Aquel acuerdo ha sido hasta el presente el paradigma de lo que debe hacerse en sociedades muy plurales y disociadas además, en nuestro caso, en sus sentimientos de pertenencia nacional. No fue tarea fácil consolidarlo. Las dos distantes tradiciones que se asociaron en aquel Gobierno tuvieron que superar serios roces hasta encontrar acomodo. Para que ocurriera, debieron darse unas circunstancias que lo favorecieron. Y, pensando en los momentos actuales, tres me parecen las más pertinentes: una, de carácter estructural y las otras dos, más coyunturales. Las mencionaré tan someramente como lo permite el espacio disponible.
Las dos tradiciones coaligadas no competían electoralmente. No, al menos, de manera directa. Cada una tenía, entonces más que ahora, su propio nicho electoral y no rivalizaba con la otra. Podía influirlas, sí, en su desempeño electoral la visibilidad o invisibilidad que la labor gubernamental concediera a cada una y que se traduciría en ventaja o desventaja, pero no había una competencia directa que tensara sus relaciones dentro del Ejecutivo. De ello ambos se dieron cuenta muy pronto.

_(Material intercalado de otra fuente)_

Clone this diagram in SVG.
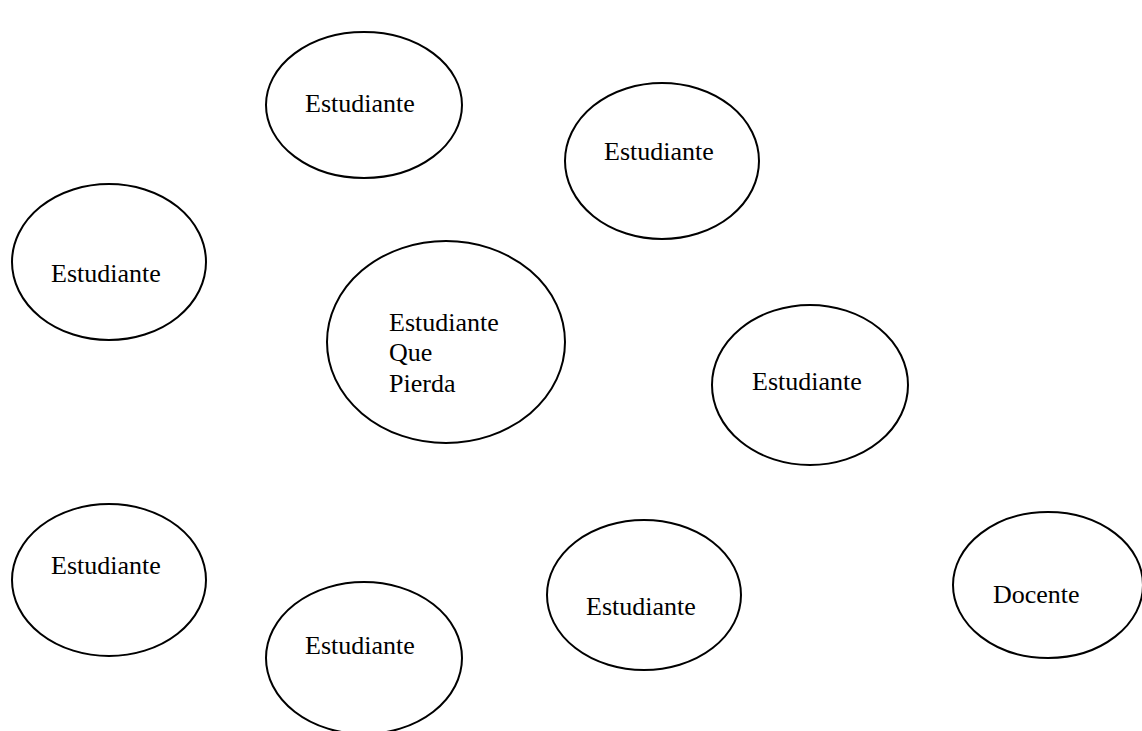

A este factor estructural se añadieron, como decía, dos de carácter coyuntural. El primero fue la calidad de las personas que lideraron, dentro de la coalición, las dos tradiciones. Tanto el lehendakari, José Antonio Ardanza, como el vicelehendakari, Ramón Jáuregui, eran talantes más proclives al arreglo que al conflicto y, en vez de rivalizar por el liderazgo, dedicaron lo mejor de su carácter a lograr que las normales discordias de la inédita experiencia se apaciguaran y hasta se convirtieran en motivos de enriquecimiento mutuo. Pero, más allá de las personas, un acontecimiento del todo inesperado vino a asentar una convivencia más que pacífica. Fue el Acuerdo de Ajuria Enea. En la concepción del terrorismo y en las propuestas de abordarlo se concentraba gran parte de los recelos y discrepancias que se producían entre las dos tradiciones. El profundo tratamiento a que se sometió el problema en las largas e intensas reuniones que dieron luz al Acuerdo resultó ser un bálsamo que acercó distancias y amortiguó tensiones. Nada habría sido igual sin aquel Pacto en el devenir de las relaciones entre los dos partidos coaligados. Y pienso ahora, mirando al presente, si no serán esos tres factores -rivalidad electoral, talante personal y una cuestión de gran alcance sobre la que forjar acuerdos sólidos- los que sobran o faltan, según el caso, en las dificultades que obstaculizan el actual entendimiento.